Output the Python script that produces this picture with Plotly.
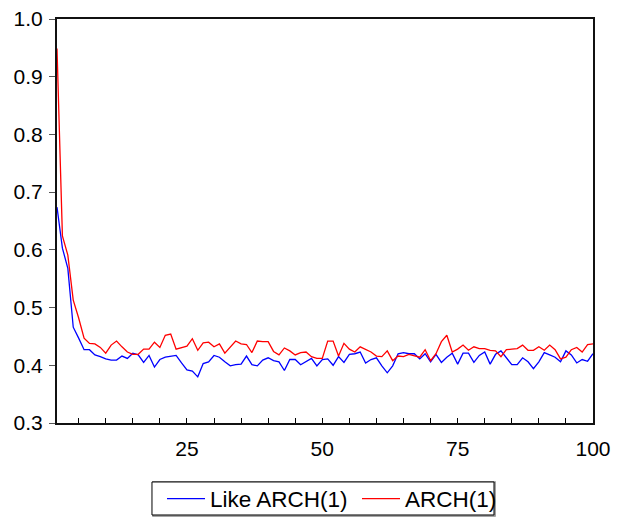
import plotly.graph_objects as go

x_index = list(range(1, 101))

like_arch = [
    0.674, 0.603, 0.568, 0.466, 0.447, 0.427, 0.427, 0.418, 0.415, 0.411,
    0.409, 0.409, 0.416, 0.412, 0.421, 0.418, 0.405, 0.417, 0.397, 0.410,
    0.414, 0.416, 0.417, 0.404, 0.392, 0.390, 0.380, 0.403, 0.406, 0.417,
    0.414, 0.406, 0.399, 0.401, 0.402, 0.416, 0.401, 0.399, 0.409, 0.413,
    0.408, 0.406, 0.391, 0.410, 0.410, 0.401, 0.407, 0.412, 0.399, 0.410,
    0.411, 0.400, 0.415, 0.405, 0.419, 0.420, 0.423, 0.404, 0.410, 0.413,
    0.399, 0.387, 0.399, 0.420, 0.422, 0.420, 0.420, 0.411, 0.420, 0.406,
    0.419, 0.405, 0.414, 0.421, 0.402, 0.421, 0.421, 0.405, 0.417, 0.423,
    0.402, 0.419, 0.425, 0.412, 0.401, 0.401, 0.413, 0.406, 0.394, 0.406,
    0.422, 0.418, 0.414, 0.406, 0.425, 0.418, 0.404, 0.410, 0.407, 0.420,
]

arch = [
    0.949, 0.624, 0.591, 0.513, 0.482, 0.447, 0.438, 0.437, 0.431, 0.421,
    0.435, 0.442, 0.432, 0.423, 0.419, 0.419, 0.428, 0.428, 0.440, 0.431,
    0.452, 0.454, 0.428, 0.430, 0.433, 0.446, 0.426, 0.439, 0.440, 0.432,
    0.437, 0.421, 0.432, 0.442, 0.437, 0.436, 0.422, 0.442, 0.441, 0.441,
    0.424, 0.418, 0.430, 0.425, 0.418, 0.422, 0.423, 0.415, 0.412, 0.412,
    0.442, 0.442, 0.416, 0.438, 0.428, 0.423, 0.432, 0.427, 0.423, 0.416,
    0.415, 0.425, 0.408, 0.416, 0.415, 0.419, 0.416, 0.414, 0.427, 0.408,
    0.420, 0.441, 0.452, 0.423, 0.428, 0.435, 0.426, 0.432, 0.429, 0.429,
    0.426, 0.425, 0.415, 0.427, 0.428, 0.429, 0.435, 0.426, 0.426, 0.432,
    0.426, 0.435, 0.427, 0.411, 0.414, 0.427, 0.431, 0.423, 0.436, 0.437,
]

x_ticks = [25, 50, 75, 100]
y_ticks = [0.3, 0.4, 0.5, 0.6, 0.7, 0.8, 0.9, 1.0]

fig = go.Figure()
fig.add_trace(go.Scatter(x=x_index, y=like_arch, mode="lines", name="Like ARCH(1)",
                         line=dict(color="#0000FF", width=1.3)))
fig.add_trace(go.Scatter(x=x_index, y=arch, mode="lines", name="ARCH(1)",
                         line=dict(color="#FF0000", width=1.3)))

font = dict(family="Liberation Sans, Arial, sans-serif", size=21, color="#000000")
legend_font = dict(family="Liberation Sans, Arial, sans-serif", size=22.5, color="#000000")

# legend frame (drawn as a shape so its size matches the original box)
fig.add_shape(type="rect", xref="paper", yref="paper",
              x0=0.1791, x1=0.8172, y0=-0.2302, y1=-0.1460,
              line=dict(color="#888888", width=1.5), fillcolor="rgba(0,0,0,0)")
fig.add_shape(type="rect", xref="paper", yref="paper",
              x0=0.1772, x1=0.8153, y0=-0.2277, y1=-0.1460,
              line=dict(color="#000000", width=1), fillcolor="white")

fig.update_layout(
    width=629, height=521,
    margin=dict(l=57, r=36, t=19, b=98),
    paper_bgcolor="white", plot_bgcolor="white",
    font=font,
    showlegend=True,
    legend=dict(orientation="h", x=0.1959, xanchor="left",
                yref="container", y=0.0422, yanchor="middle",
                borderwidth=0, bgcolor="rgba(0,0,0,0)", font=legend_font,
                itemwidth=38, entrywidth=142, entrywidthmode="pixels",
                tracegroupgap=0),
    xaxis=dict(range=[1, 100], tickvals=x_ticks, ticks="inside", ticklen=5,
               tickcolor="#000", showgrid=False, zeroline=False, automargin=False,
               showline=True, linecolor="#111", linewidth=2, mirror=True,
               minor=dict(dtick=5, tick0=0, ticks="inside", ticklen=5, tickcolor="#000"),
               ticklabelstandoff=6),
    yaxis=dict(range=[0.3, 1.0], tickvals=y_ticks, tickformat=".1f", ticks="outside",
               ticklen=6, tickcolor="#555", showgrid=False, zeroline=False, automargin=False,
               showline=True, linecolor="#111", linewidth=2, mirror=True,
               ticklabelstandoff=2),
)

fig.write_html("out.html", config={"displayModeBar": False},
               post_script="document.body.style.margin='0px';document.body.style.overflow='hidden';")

__DIRECTION__.
Write down every line from the opening of the listing to the line with "x_index = list(range(1, 101))", both included, and nothing else; the pictures are omitted.

__ANSWER TO THE PROBLEM__.
Output the Python script that produces this picture with Plotly.
import plotly.graph_objects as go

x_index = list(range(1, 101))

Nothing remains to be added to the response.